BALTIMORE, Nov. 13, 2012 /PRNewswire/ --
Four years after the 2008 global financial crisis, the onset of a severe economic recession, and ongoing market turbulence, a lack of faith in equity investing appears to be lingering, even for long-term investors who say that saving for retirement is their top financial priority. In an online survey of 850 adults in the United States aged 21-50 with at least one investment account, just over six in ten investors (61%) believe that investing in stocks is very important or important to helping them achieve their retirement savings goals. The survey was conducted in August 2012 by Harris Interactive for T. Rowe Price.
And while about half of investors (51%) surveyed say that they have roughly the same tolerance for risk they had before the financial crisis, 37% say they are now refraining from investing in stocks because of current economic or market conditions. Investors' reluctance to invest in stocks is reflected in data from the Investment Company Institute, which shows that net new cash flow into stock mutual funds was negative in 30 of the last 48 months – including 15 of the last 16 – through September 2012.Investors' aversion for stocks stands despite historical evidence showing that stocks, as measured by the S&P 500 Index, have outperformed other asset classes with an annualized total return of approximately 9.8% between 1926 and 2011. Over the course of a long-term retirement savings program, an under-allocation to stocks could lead to shortfalls in investors' account balances, T. Rowe Price financial planners believe. Selected survey findings
- Just over six in ten investors aged 50 and under (61%) believe that investing in stocks is very important or important in helping them achieve their long-term retirement savings goals.

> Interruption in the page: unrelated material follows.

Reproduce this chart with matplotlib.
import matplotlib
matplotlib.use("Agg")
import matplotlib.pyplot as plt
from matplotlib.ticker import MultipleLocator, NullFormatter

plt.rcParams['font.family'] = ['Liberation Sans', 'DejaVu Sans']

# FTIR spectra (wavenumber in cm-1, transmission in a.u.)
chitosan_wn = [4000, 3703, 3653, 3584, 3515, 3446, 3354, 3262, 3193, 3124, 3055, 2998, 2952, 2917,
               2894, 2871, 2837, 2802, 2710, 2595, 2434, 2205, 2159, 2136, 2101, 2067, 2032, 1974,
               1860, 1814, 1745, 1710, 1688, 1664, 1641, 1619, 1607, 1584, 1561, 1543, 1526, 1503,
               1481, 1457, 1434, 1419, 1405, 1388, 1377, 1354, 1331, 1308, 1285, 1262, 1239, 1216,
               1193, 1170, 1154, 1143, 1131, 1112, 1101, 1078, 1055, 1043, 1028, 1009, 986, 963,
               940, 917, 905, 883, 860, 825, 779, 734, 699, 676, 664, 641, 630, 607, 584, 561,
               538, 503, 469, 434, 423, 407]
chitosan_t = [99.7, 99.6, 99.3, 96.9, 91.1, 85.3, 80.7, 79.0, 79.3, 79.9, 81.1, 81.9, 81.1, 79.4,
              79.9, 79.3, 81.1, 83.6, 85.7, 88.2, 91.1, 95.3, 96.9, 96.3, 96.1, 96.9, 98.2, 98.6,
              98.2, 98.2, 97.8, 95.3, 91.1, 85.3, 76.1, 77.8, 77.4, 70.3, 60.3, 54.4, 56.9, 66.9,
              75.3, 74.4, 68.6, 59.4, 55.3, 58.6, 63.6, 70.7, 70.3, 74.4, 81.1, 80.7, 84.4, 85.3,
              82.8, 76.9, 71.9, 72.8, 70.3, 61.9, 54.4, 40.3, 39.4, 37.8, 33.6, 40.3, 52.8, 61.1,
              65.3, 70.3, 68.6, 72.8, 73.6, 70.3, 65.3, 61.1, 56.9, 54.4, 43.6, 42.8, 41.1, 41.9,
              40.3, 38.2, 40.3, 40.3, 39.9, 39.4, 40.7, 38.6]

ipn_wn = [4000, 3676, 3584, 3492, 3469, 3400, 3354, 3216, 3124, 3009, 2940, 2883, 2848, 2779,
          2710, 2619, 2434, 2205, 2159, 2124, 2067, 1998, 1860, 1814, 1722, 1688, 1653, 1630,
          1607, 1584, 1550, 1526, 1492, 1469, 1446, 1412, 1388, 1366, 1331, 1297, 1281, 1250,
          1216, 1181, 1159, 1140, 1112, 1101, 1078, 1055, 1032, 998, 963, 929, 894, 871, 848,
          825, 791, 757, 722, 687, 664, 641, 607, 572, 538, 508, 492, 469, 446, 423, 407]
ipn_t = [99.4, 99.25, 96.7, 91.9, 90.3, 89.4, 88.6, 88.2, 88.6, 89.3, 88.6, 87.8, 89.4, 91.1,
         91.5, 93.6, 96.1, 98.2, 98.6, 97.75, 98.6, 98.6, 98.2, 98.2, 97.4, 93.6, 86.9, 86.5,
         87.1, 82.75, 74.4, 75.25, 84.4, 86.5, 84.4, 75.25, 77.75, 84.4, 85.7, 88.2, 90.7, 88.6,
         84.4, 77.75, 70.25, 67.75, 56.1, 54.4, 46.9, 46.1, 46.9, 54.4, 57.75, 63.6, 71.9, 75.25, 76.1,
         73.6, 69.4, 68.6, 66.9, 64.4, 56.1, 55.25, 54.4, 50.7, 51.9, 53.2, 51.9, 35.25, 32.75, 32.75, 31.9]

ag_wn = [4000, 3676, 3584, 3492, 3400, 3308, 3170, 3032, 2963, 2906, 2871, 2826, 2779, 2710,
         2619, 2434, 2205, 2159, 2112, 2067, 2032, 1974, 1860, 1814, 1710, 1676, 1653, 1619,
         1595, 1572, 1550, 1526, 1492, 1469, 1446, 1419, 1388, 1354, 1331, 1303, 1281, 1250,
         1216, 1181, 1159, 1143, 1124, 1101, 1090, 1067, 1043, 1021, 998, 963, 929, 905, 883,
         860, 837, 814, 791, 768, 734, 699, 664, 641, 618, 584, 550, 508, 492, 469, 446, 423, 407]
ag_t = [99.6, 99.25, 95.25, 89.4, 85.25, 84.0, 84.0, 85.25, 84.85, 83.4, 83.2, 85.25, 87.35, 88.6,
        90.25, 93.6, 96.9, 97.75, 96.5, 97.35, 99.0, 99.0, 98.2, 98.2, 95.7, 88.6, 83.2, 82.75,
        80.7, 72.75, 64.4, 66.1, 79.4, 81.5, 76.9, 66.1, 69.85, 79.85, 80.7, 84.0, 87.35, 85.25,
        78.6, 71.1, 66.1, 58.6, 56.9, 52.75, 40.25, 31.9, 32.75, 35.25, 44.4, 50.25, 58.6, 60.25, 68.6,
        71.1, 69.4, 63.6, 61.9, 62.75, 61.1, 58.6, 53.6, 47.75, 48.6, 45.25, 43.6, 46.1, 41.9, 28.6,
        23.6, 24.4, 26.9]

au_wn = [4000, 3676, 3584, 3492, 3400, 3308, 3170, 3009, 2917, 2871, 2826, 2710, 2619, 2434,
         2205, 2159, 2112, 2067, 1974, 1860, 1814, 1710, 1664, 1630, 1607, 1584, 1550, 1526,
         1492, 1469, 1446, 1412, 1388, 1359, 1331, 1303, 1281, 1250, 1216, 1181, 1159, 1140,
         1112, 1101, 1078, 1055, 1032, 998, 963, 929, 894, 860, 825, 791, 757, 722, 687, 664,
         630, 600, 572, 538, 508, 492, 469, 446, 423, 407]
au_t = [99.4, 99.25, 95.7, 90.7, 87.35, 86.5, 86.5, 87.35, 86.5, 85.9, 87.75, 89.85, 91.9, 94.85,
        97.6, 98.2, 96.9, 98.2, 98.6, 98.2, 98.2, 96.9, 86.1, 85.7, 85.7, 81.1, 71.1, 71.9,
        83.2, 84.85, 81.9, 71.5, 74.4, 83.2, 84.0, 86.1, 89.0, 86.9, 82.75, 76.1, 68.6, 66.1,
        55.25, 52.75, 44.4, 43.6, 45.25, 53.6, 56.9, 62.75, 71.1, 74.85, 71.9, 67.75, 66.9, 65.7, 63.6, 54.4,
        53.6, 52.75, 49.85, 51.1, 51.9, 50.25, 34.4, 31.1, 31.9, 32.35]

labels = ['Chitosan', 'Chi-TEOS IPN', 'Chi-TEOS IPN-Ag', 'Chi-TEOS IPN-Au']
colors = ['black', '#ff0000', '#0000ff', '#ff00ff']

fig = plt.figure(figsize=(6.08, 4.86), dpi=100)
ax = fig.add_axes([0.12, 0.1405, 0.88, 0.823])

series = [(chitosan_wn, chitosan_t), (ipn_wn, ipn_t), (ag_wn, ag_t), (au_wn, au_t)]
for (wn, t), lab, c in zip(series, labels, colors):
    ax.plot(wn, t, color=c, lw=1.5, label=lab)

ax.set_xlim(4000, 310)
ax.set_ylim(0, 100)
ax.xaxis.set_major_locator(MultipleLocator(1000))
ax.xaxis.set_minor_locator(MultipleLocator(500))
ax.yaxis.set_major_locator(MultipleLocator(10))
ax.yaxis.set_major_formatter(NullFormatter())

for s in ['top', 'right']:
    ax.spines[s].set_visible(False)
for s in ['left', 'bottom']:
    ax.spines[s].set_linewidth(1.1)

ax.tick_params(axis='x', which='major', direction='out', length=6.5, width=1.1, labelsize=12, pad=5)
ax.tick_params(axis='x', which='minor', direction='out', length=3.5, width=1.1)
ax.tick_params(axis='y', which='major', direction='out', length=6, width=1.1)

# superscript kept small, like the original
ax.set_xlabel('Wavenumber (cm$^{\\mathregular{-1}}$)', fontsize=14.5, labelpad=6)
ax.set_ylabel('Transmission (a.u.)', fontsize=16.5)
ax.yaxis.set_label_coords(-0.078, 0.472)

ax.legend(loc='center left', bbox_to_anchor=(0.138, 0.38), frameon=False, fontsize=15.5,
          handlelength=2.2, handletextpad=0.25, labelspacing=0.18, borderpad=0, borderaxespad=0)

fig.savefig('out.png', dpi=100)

- Accordingly, 37% of investors say that they are currently refraining from stock investing. Factors cited include the pace of the U.S. recovery, general market volatility, political uncertainty, rising health care costs, actual or potential unemployment, the pace of the global economic recovery, the pace of the U.S. housing market's recovery, the Eurozone debt crisis, and potentially higher taxes on income, dividends, and capital gains.

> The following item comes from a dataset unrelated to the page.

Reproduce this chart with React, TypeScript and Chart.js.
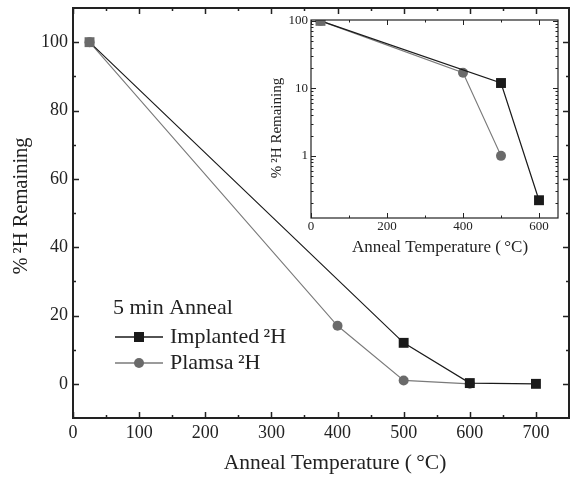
import React, { useEffect, useRef } from 'react';
import { Chart, registerables } from 'chart.js';
Chart.register(...registerables);

// ---- data ----
const implantedTemps = [25, 500, 600, 700];
const implantedValues = [100, 12, 0.22, 0];
const plasmaTemps = [25, 400, 500, 600];
const plasmaValues = [100, 17, 1, 0];

// ---- ticks ----
const mainXTicks = [0, 100, 200, 300, 400, 500, 600, 700];
const mainXMinor = [50, 150, 250, 350, 450, 550, 650];
const mainYTicks = [0, 20, 40, 60, 80, 100];
const mainYMinor = [10, 30, 50, 70, 90];
const insetXTicks = [0, 200, 400, 600];
const insetXMinor = [100, 300, 500];
const insetYTicks = [1, 10, 100];
const insetYMinor = [0.2, 0.3, 0.4, 0.5, 0.6, 0.7, 0.8, 0.9, 2, 3, 4, 5, 6, 7, 8, 9, 20, 30, 40, 50, 60, 70, 80, 90];

const legendTitle = '5 min Anneal';
const implantedLabel = 'Implanted\u2009²H';
const plasmaLabel = 'Plamsa\u2009²H';
const yTitle = '%\u2009²H Remaining';
const xTitle = 'Anneal Temperature (\u2009°C)';

const FONT = '"Liberation Serif", "DejaVu Serif", serif';
const TXT = '#222';
const BLACK = '#1a1a1a';
const GRAY = '#6a6a6a';
const GRAYLINE = '#7a7a7a';

function toPoints(xs: number[], ys: number[], logOnly: boolean) {
  const pts: { x: number; y: number }[] = [];
  xs.forEach((x, i) => {
    if (!logOnly || ys[i] > 0) pts.push({ x, y: ys[i] });
  });
  return pts;
}

function zeroPad(s: any) {
  s.paddingLeft = 0;
  s.paddingRight = 0;
  s.paddingTop = 0;
  s.paddingBottom = 0;
}

function framePlugin(cfg: any) {
  return {
    id: 'frame_' + cfg.name,
    afterDraw(chart: any) {
      const { ctx, chartArea } = chart;
      const { left, right, top, bottom } = chartArea;
      const xs = chart.scales.x;
      const ys = chart.scales.y;
      ctx.save();
      ctx.strokeStyle = '#222';
      ctx.lineWidth = cfg.frameWidth;
      ctx.strokeRect(left, top, right - left, bottom - top);
      ctx.lineWidth = cfg.tickWidth;
      const vt = (vals: number[], len: number) => {
        vals.forEach((v) => {
          const px = Math.round(xs.getPixelForValue(v)) + 0.5;
          ctx.beginPath();
          ctx.moveTo(px, bottom);
          ctx.lineTo(px, bottom - len);
          ctx.moveTo(px, top);
          ctx.lineTo(px, top + len);
          ctx.stroke();
        });
      };
      const ht = (vals: number[], len: number) => {
        vals.forEach((v) => {
          const py = Math.round(ys.getPixelForValue(v)) + 0.5;
          if (py < top - 0.5 || py > bottom + 0.5) return;
          ctx.beginPath();
          ctx.moveTo(left, py);
          ctx.lineTo(left + len, py);
          ctx.moveTo(right, py);
          ctx.lineTo(right - len, py);
          ctx.stroke();
        });
      };
      vt(cfg.xMajor, cfg.major);
      vt(cfg.xMinor, cfg.minor);
      ht(cfg.yMajor, cfg.major);
      ht(cfg.yMinor, cfg.minor);

      ctx.fillStyle = TXT;
      // y title
      ctx.save();
      ctx.translate(cfg.yTitleX, cfg.yTitleY);
      ctx.rotate(-Math.PI / 2);
      ctx.font = `${cfg.yTitleSize}px ${FONT}`;
      ctx.textAlign = 'center';
      ctx.textBaseline = 'middle';
      ctx.fillText(yTitle, 0, 0);
      ctx.restore();
      // x title
      ctx.font = `${cfg.xTitleSize}px ${FONT}`;
      ctx.textAlign = 'center';
      ctx.textBaseline = 'middle';
      ctx.fillText(xTitle, cfg.xTitleX, cfg.xTitleY);

      if (cfg.legend) {
        const L = cfg.legend;
        ctx.font = `${L.size}px ${FONT}`;
        ctx.textAlign = 'left';
        ctx.fillText(legendTitle, L.x, L.y0);
        const rows = [
          { y: L.y1, label: implantedLabel, line: BLACK, fill: BLACK, shape: 'rect' },
          { y: L.y2, label: plasmaLabel, line: GRAYLINE, fill: GRAY, shape: 'circle' },
        ];
        rows.forEach((r) => {
          ctx.strokeStyle = r.line;
          ctx.lineWidth = 1.3;
          ctx.beginPath();
          ctx.moveTo(L.x + 2, r.y);
          ctx.lineTo(L.x + 50, r.y);
          ctx.stroke();
          ctx.fillStyle = r.fill;
          const cx = L.x + 26;
          if (r.shape === 'rect') {
            ctx.fillRect(cx - 5, r.y - 5, 10, 10);
          } else {
            ctx.beginPath();
            ctx.arc(cx, r.y, 5, 0, Math.PI * 2);
            ctx.fill();
          }
          ctx.fillStyle = TXT;
          ctx.fillText(r.label, L.x + 57, r.y);
        });
      }
      ctx.restore();
    },
  };
}

function datasets(logOnly: boolean) {
  return [
    {
      label: implantedLabel,
      data: toPoints(implantedTemps, implantedValues, logOnly),
      showLine: true,
      borderColor: BLACK,
      borderWidth: 1.2,
      pointStyle: 'rect',
      pointRadius: 7,
      pointBackgroundColor: (c: any) => (c.dataIndex === 0 ? GRAY : BLACK),
      pointBorderColor: (c: any) => (c.dataIndex === 0 ? GRAY : BLACK),
      pointBorderWidth: 0,
    },
    {
      label: plasmaLabel,
      data: toPoints(plasmaTemps, plasmaValues, logOnly),
      showLine: true,
      borderColor: GRAYLINE,
      borderWidth: 1.1,
      pointStyle: 'circle',
      pointRadius: 5,
      pointBackgroundColor: GRAY,
      pointBorderColor: GRAY,
      pointBorderWidth: 0,
    },
  ];
}

export default function App() {
  const mainRef = useRef<HTMLCanvasElement>(null);
  const insetRef = useRef<HTMLCanvasElement>(null);

  useEffect(() => {
    document.body.style.margin = '0';
    const main = new Chart(mainRef.current!, {
      type: 'scatter',
      data: { datasets: datasets(false) as any },
      options: {
        responsive: false,
        animation: false,
        layout: { autoPadding: false, padding: { left: 0, right: 1, top: 8, bottom: 0 } },
        plugins: { legend: { display: false }, tooltip: { enabled: false } },
        scales: {
          x: {
            type: 'linear',
            min: 0,
            max: 750,
            afterBuildTicks: (s: any) => {
              s.ticks = mainXTicks.map((v) => ({ value: v }));
            },
            afterFit: (s: any) => {
              s.height = 59;
              zeroPad(s);
            },
            grid: { display: false, drawTicks: false },
            border: { display: false },
            ticks: {
              padding: 4,
              color: TXT,
              font: { family: FONT, size: 18 },
              maxRotation: 0,
              autoSkip: false,
              callback: (v: any) => String(v),
            },
          },
          y: {
            type: 'linear',
            min: -10,
            max: 110,
            afterBuildTicks: (s: any) => {
              s.ticks = mainYTicks.map((v) => ({ value: v }));
            },
            afterFit: (s: any) => {
              s.width = 73;
              zeroPad(s);
            },
            grid: { display: false, drawTicks: false },
            border: { display: false },
            ticks: {
              padding: 5,
              color: TXT,
              font: { family: FONT, size: 18 },
              autoSkip: false,
              callback: (v: any) => String(v),
            },
          },
        },
      },
      plugins: [
        framePlugin({
          name: 'main',
          frameWidth: 2,
          tickWidth: 1.5,
          major: 6,
          minor: 3,
          xMajor: mainXTicks,
          xMinor: mainXMinor,
          yMajor: mainYTicks,
          yMinor: mainYMinor,
          yTitleSize: 20.5,
          xTitleSize: 21.5,
          yTitleX: 22,
          yTitleY: 206,
          xTitleX: 335,
          xTitleY: 463,
          legend: { x: 113, y0: 308, y1: 337, y2: 363, size: 22 },
        }),
      ],
    });

    const inset = new Chart(insetRef.current!, {
      type: 'scatter',
      data: { datasets: datasets(true) as any },
      options: {
        responsive: false,
        animation: false,
        layout: { autoPadding: false, padding: { left: 0, right: 4, top: 10, bottom: 0 } },
        plugins: { legend: { display: false }, tooltip: { enabled: false } },
        scales: {
          x: {
            type: 'linear',
            min: 0,
            max: 650,
            afterBuildTicks: (s: any) => {
              s.ticks = insetXTicks.map((v) => ({ value: v }));
            },
            afterFit: (s: any) => {
              s.height = 42;
              zeroPad(s);
            },
            grid: { display: false, drawTicks: false },
            border: { display: false },
            ticks: {
              padding: 1,
              color: TXT,
              font: { family: FONT, size: 13 },
              maxRotation: 0,
              autoSkip: false,
              callback: (v: any) => String(v),
            },
          },
          y: {
            type: 'logarithmic',
            min: 0.12,
            max: 103,
            afterBuildTicks: (s: any) => {
              s.ticks = insetYTicks.map((v) => ({ value: v }));
            },
            afterFit: (s: any) => {
              s.width = 49;
              zeroPad(s);
            },
            grid: { display: false, drawTicks: false },
            border: { display: false },
            ticks: {
              padding: 3,
              color: TXT,
              font: { family: FONT, size: 13 },
              autoSkip: false,
              callback: (v: any) => String(v),
            },
          },
        },
      },
      plugins: [
        framePlugin({
          name: 'inset',
          frameWidth: 1.2,
          tickWidth: 1,
          major: 5,
          minor: 2.5,
          xMajor: insetXTicks,
          xMinor: insetXMinor,
          yMajor: insetYTicks,
          yMinor: insetYMinor,
          yTitleSize: 15,
          xTitleSize: 17,
          yTitleX: 15,
          yTitleY: 118,
          xTitleX: 178,
          xTitleY: 238,
        }),
      ],
    });

    return () => {
      main.destroy();
      inset.destroy();
    };
  }, []);

  return (
    <div style={{ position: 'relative', width: 570, height: 477, background: '#fff' }}>
      <canvas ref={mainRef} width={570} height={477} style={{ position: 'absolute', left: 0, top: 0 }} />
      <canvas ref={insetRef} width={300} height={250} style={{ position: 'absolute', left: 262, top: 10 }} />
    </div>
  );
}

- Risk aversion is also prevalent in investors' attitudes toward fixed income investing, with 76% of investors saying they are only somewhat or not at all willing to take on more risk to obtain a potentially higher yield.

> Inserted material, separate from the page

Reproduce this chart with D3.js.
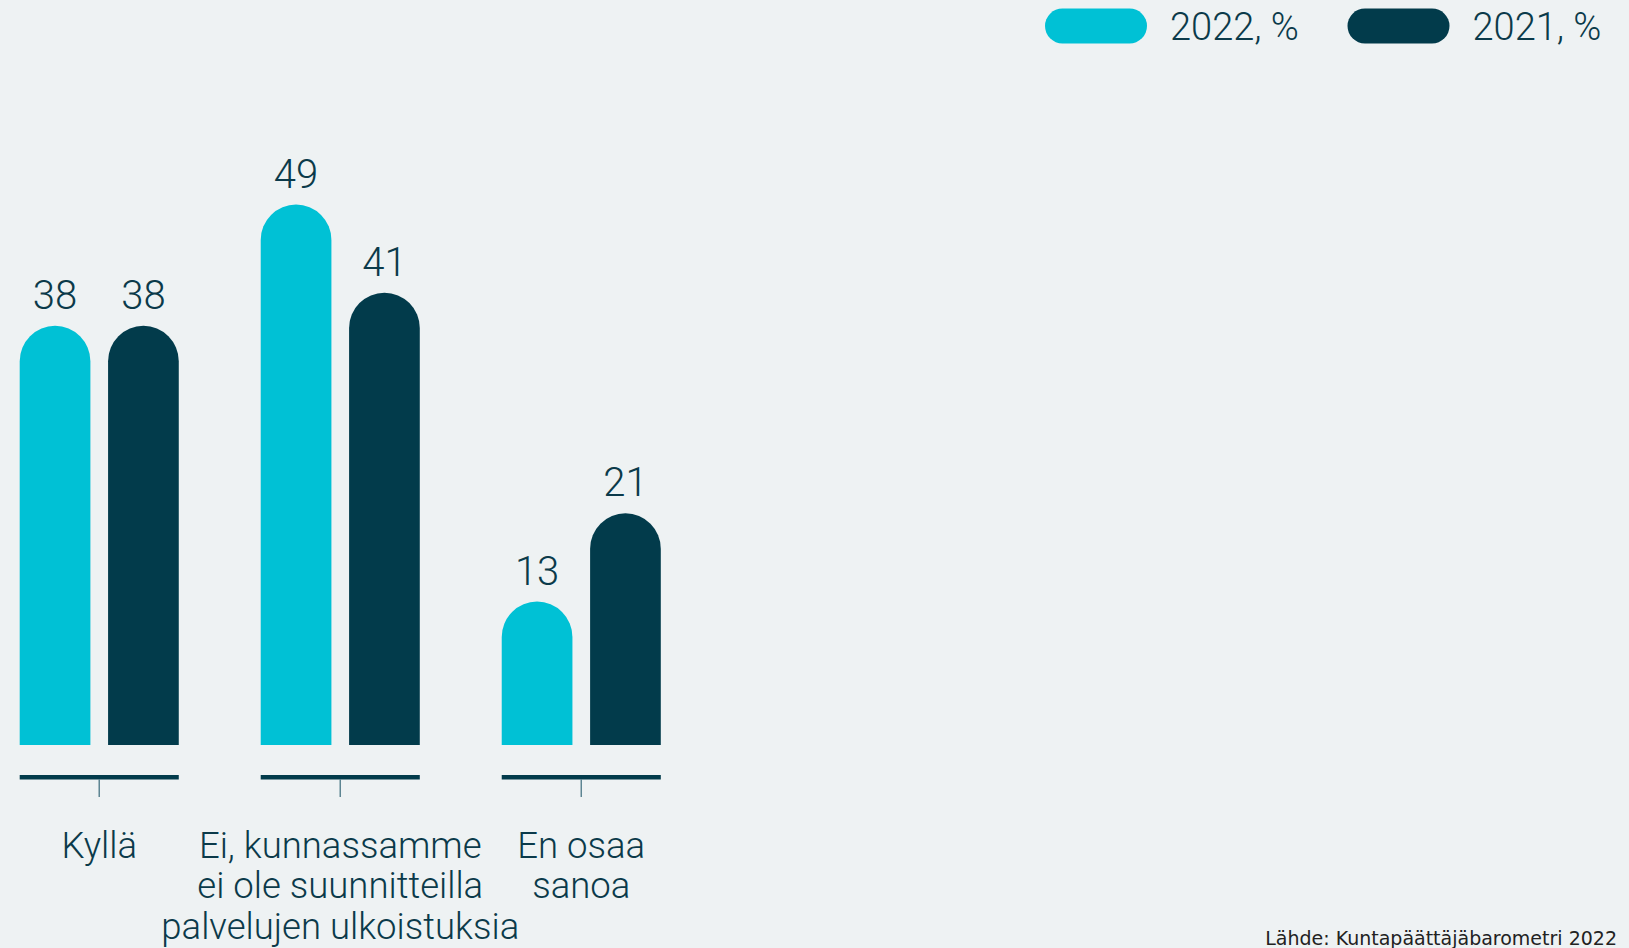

- The crisis appears to have ushered in a new era of financial prudence: with respect to their personal savings, 81% of investors say they are saving about the same or more than they were before 2008.
- "The lack of faith in equities, even among long-term investors, is troubling. Historically, stocks have provided more long-term growth opportunities than bonds, short-term investments, or other vehicles that are generally considered to be more conservative. Investors aged 50 and under typically have enough time to overcome market setbacks and can decrease their exposure to stocks as they get closer to retirement age."
- "Investors have experienced a lot of market turbulence and tough economic times over the last several years, so it's understandable from an emotional perspective that many of them – including younger investors – might be reluctant to invest in stocks. But people with decades to go before retirement need to do their best to block out the noise of the day and focus on the long term. For investors with a long time horizon and enough tolerance for volatility, stocks have always been the best asset class for growth potential and for staying ahead of inflation."
- "Younger investors, especially those recently out of college, are used to having short-term goals measured in months. The idea of developing a long-term goal, such as saving for a retirement that might be 40 years away, is new to most of them. It requires patience, discipline, and a new way of thinking."